One-Pot Mexican Quinoa

This Mexican Quinoa is so flavorful and spicy, and only takes ONE pot to make (which means less dishes for you to wash!) I love meal prepping a huge batch of this and eating it for lunches or dinner throughout the week.


One-Pot Mexican Quinoa 

You’ll need:

  • 1 diced jalapeno
  • 1 red pepper
  • 1 cup frozen corn
  • 1 can black beans
  • 1 can fire roasted tomatoes
  • 1 cup dry quinoa
  • 1 cup vegetable broth
  • 1 tbsp. olive oil
  • 1 tbsp. lime juice
  • 1 tbsp.

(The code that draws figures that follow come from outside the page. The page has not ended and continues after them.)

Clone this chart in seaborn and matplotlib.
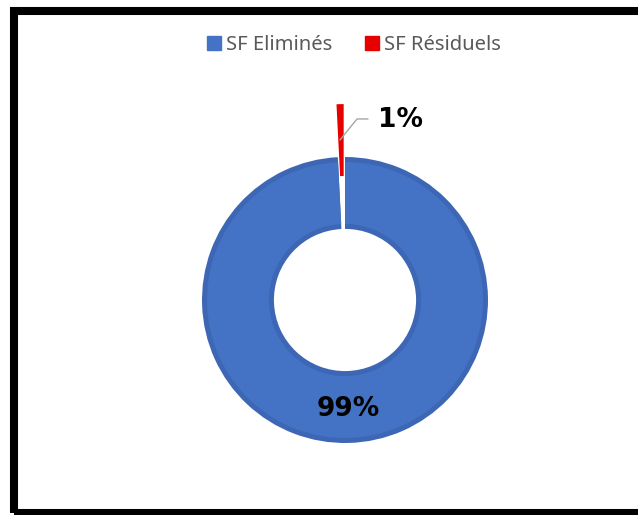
import matplotlib
matplotlib.use("Agg")
import matplotlib.pyplot as plt
import seaborn as sns
from matplotlib.patches import Rectangle
from matplotlib.lines import Line2D

sns.set_theme(style="white")
plt.rcParams['font.family'] = ['Noto Sans', 'DejaVu Sans']

categories = ["SF Eliminés", "SF Résiduels"]
values = [99.2, 0.8]
colors = ["#4472C4", "#E60000"]
band_colors = ["#3D67B4", "#E60000"]

W, H = 638, 515
fig = plt.figure(figsize=(W / 100, H / 100), dpi=100)

scale = 143.0  # px per data unit
cx, cy = 345, 300  # pixel center (from top)
half = 220
ax = fig.add_axes([(cx - half) / W, (H - cy - half) / H, 2 * half / W, 2 * half / H])

# outer darker band layer (also carries the exploded red slice)
ax.pie(values, colors=band_colors, startangle=90, counterclock=False,
       explode=[0, 0.37], radius=1.0,
       wedgeprops=dict(width=0.503, linewidth=0), frame=False)
# lighter face layer, inset radially
ax.pie(values, colors=[colors[0], "none"], startangle=90, counterclock=False,
       radius=1 - 5 / scale,
       wedgeprops=dict(width=0.503 - 10 / scale, linewidth=0), frame=False)

ax.set_xlim(-half / scale, half / scale)
ax.set_ylim(-half / scale, half / scale)
ax.set_aspect('equal')
ax.axis('off')

pct = [f"{round(v):.0f}%" for v in values]
ax.text(0.024, -0.759, pct[0], ha='center', va='center', fontsize=19,
        fontweight='bold', color='black', family='DejaVu Sans')
ax.text(0.385, 1.259, pct[1], ha='center', va='center', fontsize=19,
        fontweight='bold', color='black', family='DejaVu Sans')
ax.plot([-0.035, 0.084, 0.161], [1.119, 1.266, 1.266], color='#A6A6A6', lw=1)

handles = [Line2D([0], [0], marker='s', linestyle='', markersize=10,
                  markerfacecolor=c, markeredgecolor=c) for c in colors]
fig.legend(handles, categories, loc='center', bbox_to_anchor=(353 / W, 1 - 45 / H),
           ncol=2, frameon=False, fontsize=14.5, handletextpad=0.15,
           columnspacing=1.55, labelcolor='#595959', handlelength=0.9)

fig.patches.append(Rectangle((14 / W, (H - 512.5) / H), 2.0, (512.5 - 10.5) / H,
                             transform=fig.transFigure, fill=False,
                             edgecolor='black', linewidth=5.8, zorder=10))

fig.savefig("out.png", dpi=100)
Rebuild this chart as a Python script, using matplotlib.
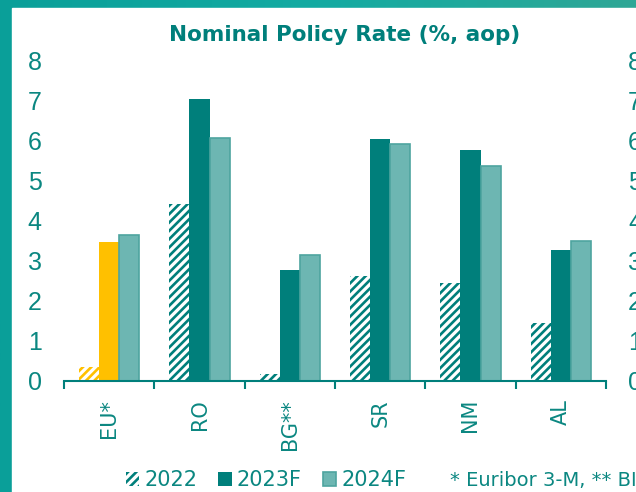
import numpy as np
import matplotlib
matplotlib.use("Agg")
import matplotlib.pyplot as plt
from matplotlib.patches import Patch, Rectangle

# Nominal policy rate (%, average of period)
categories = ["EU*", "RO", "BG**", "SR", "NM", "AL"]
rate_2022 = [0.35, 4.41, 0.17, 2.62, 2.45, 1.45]
rate_2023f = [3.47, 7.03, 2.77, 6.04, 5.75, 3.26]
rate_2024f = [3.64, 6.06, 3.14, 5.90, 5.37, 3.50]
series_labels = ["2022", "2023F", "2024F"]
y_ticks = [0, 1, 2, 3, 4, 5, 6, 7, 8]

teal_text = "#0b8781"
dark = "#007f7b"
light = "#6db6b2"
light_edge = "#4ea49f"
yellow = "#ffc000"

plt.rcParams["hatch.linewidth"] = 1.9

W, H = 636, 492
fig = plt.figure(figsize=(W / 100, H / 100), dpi=100)

# slide background: teal frame with white panel
bg = fig.add_axes([0, 0, 1, 1], zorder=-10)
grad = np.linspace(0, 1, 256)[None, :]
bg.imshow(grad, aspect="auto", extent=[0, 1, 0, 1],
          cmap=matplotlib.colors.LinearSegmentedColormap.from_list("g", ["#0a9f99", "#13aba2", "#2fa796"]))
bg.add_patch(Rectangle((12 / W, 0), 1, 1 - 8 / H, color="white"))
bg.set_xlim(0, 1)
bg.set_ylim(0, 1)
bg.axis("off")

ax = fig.add_axes([64 / W, 1 - 381 / H, 542 / W, 321 / H])
ax.patch.set_alpha(0)

x = np.arange(len(categories))
w = 0.222
c2022 = [yellow if c == "EU*" else dark for c in categories]
c2023 = [yellow if c == "EU*" else dark for c in categories]

ax.bar(x - w, rate_2022, w, color="white", edgecolor=c2022, hatch="////", linewidth=0)
ax.bar(x, rate_2023f, w, color=c2023, linewidth=0)
ax.bar(x + w, rate_2024f, w, color=light, edgecolor=light_edge, linewidth=1.2)

ax.set_xlim(-0.5, len(categories) - 0.5)
ax.set_ylim(0, 8)
ax.set_yticks(y_ticks)
ax.tick_params(axis="y", length=0, labelsize=18, labelcolor=teal_text,
               labelleft=True, labelright=True, pad=16)
for lbl in ax.get_yticklabels(which="both"):
    lbl.set_fontfamily("Liberation Sans")
for lbl in ax.yaxis.get_ticklabels():
    lbl.set_fontfamily("Liberation Sans")
for tk in ax.yaxis.get_major_ticks():
    tk.label2.set_fontfamily("Liberation Sans")

ax.set_xticks(np.arange(len(categories) + 1) - 0.5)
ax.set_xticklabels([])
ax.tick_params(axis="x", which="major", length=6, width=1.5, color=dark, direction="out")
ax.set_xticks(x, minor=True)
ax.set_xticklabels(categories, minor=True, rotation=90)
ax.tick_params(axis="x", which="minor", length=0, pad=13, labelsize=15, labelcolor=teal_text)

for s in ["top", "left", "right"]:
    ax.spines[s].set_visible(False)
ax.spines["bottom"].set_color(dark)
ax.spines["bottom"].set_linewidth(1.5)

fig.text(344.5 / W, 1 - 35 / H, "Nominal Policy Rate (%, aop)", ha="center", va="center",
         fontsize=15.5, fontweight="bold", color=dark)

handles = [
    Patch(facecolor="white", edgecolor=dark, hatch="////", linewidth=0),
    Patch(facecolor=dark, linewidth=0),
    Patch(facecolor=light, edgecolor=light_edge, linewidth=1.2),
]
leg = fig.legend(handles, series_labels, loc="center", bbox_to_anchor=(266 / W, 1 - 480 / H),
                 ncol=3, frameon=False, fontsize=15, handlelength=0.65, handleheight=0.65,
                 handletextpad=0.25, columnspacing=1.0, borderpad=0)
for t in leg.get_texts():
    t.set_color(teal_text)

fig.text(450 / W, 1 - 481 / H, "* Euribor 3-M, ** BIR", ha="left", va="center",
         fontsize=14, color=teal_text)

fig.savefig("out.png", dpi=100)
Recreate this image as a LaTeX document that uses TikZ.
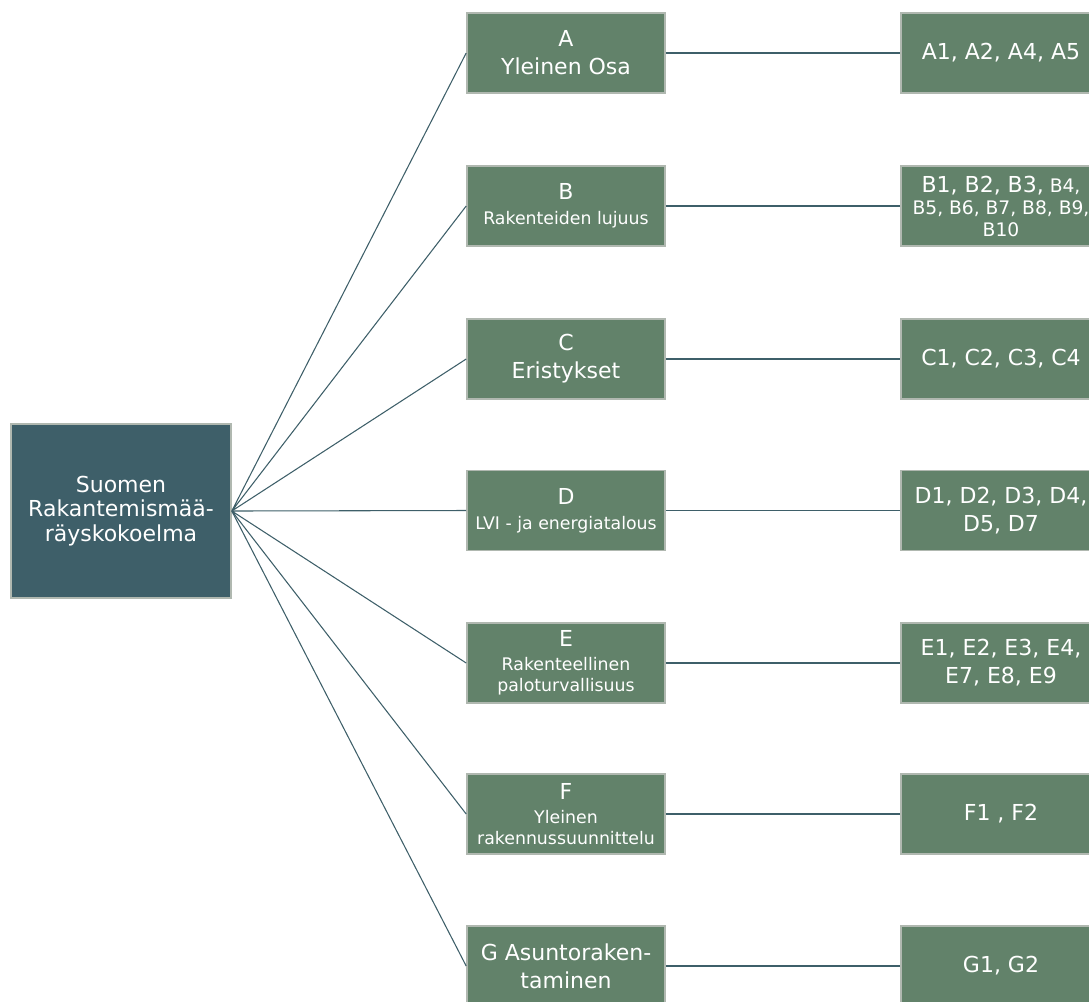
\documentclass[tikz,border=0pt]{standalone}
\usepackage{fontspec}
\setmainfont{DejaVu Sans}
\definecolor{rootfill}{HTML}{3E5F69}
\definecolor{partfill}{HTML}{62826A}
\definecolor{boxline}{HTML}{B0B8B0}
\definecolor{linkline}{HTML}{3E5F69}
\newcommand{\headfont}{\fontsize{16.5}{21}\selectfont}
\newcommand{\subfont}{\fontsize{13}{16}\selectfont}
\newcommand{\codefont}{\fontsize{14}{16.5}\selectfont}
\newcommand{\rootfont}{\fontsize{16.5}{18.5}\selectfont}
\tikzset{
    partbox/.style = {draw = boxline, line width = 1.2pt, fill = partfill, text = white,
        align = center, minimum width = 148.5pt, minimum height = 60pt, inner sep = 0pt,
        font = \headfont},
    codebox/.style = {partbox, minimum width = 150pt},
    rootbox/.style = {draw = boxline, line width = 1.2pt, fill = rootfill, text = white,
        align = center, minimum width = 165pt, minimum height = 130.5pt, inner sep = 0pt,
        font = \rootfont},
    link/.style = {draw = linkline, line width = 0.8pt}
}
\begin{document}
\begin{tikzpicture}[x = 0.75pt, y = -0.75pt]%
    \useasboundingbox (0, 0) rectangle (1089, 1001);
    \clip (0, 0) rectangle (1089, 1001);
    % root
    \node[rootbox] (root) at (121, 511) {Suomen\\Rakantemismää-\\räyskokoelma};
    % parts
    \node[partbox] (A) at (566, 53) {A\\Yleinen Osa};
    \node[partbox, font = \subfont] (B) at (566, 206) {{\headfont B}\\[3pt]Rakenteiden lujuus};
    \node[partbox] (C) at (566, 359) {C\\Eristykset};
    \node[partbox, font = \subfont] (D) at (566, 510.5) {{\headfont D}\\[3pt]LVI - ja energiatalous};
    \node[partbox, font = \subfont] (E) at (566, 663) {{\headfont E}\\[2pt]Rakenteellinen\\paloturvallisuus};
    \node[partbox, font = \subfont] (F) at (566, 814) {{\headfont F}\\[2pt]Yleinen\\rakennussuunnittelu};
    \node[partbox] (G) at (566, 966) {G Asuntoraken-\\taminen};
    % codes
    \node[codebox] (A1) at (1001, 53) {A1, A2, A4, A5};
    \node[codebox, font = \codefont] (B1) at (1001, 206) {{\headfont B1, B2, B3,} B4,\\B5, B6, B7, B8, B9,\\B10};
    \node[codebox] (C1) at (1001, 359) {C1, C2, C3, C4};
    \node[codebox] (D1) at (1001, 510.5) {D1, D2, D3, D4,\\D5, D7};
    \node[codebox] (E1) at (1001, 663) {E1, E2, E3, E4,\\E7, E8, E9};
    \node[codebox] (F1) at (1001, 814) {F1 , F2};
    \node[codebox] (G1) at (1001, 966) {G1, G2};
    % links
    \draw[link] (root.east) -- (A.west) (root.east) -- (B.west) (root.east) -- (C.west);
    \draw[link] (root.east) -- (D.west) (root.east) -- (E.west) (root.east) -- (F.west);
    \draw[link] (root.east) -- (G.west);
    \draw[link] (A) -- (A1) (B) -- (B1) (C) -- (C1) (D) -- (D1);
    \draw[link] (E) -- (E1) (F) -- (F1) (G) -- (G1);
\end{tikzpicture}
\end{document}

Tabasco
  • 1 tsp. cumin
  • 1 tsp. chili powder
  • Salt and pepper
  • Toppings: Avocado, tortilla chips, cilantro

Step One: 

  • Sauté jalapeño and red pepper in olive oil until translucent at the bottom of a large sauce pan.

Step Two: 

  • Add black beans, corn, tomatoes, quinoa, vegetable broth, and spices. Bring to a boil.

Step Three: 

  • Once boiling, turn heat down to a simmer, cover, and let cook for ~15 minutes (until quinoa is fluffy and liquid is absorbed).

Step Four: 

  • Top with desired toppings (avocado and hot sauce for me!)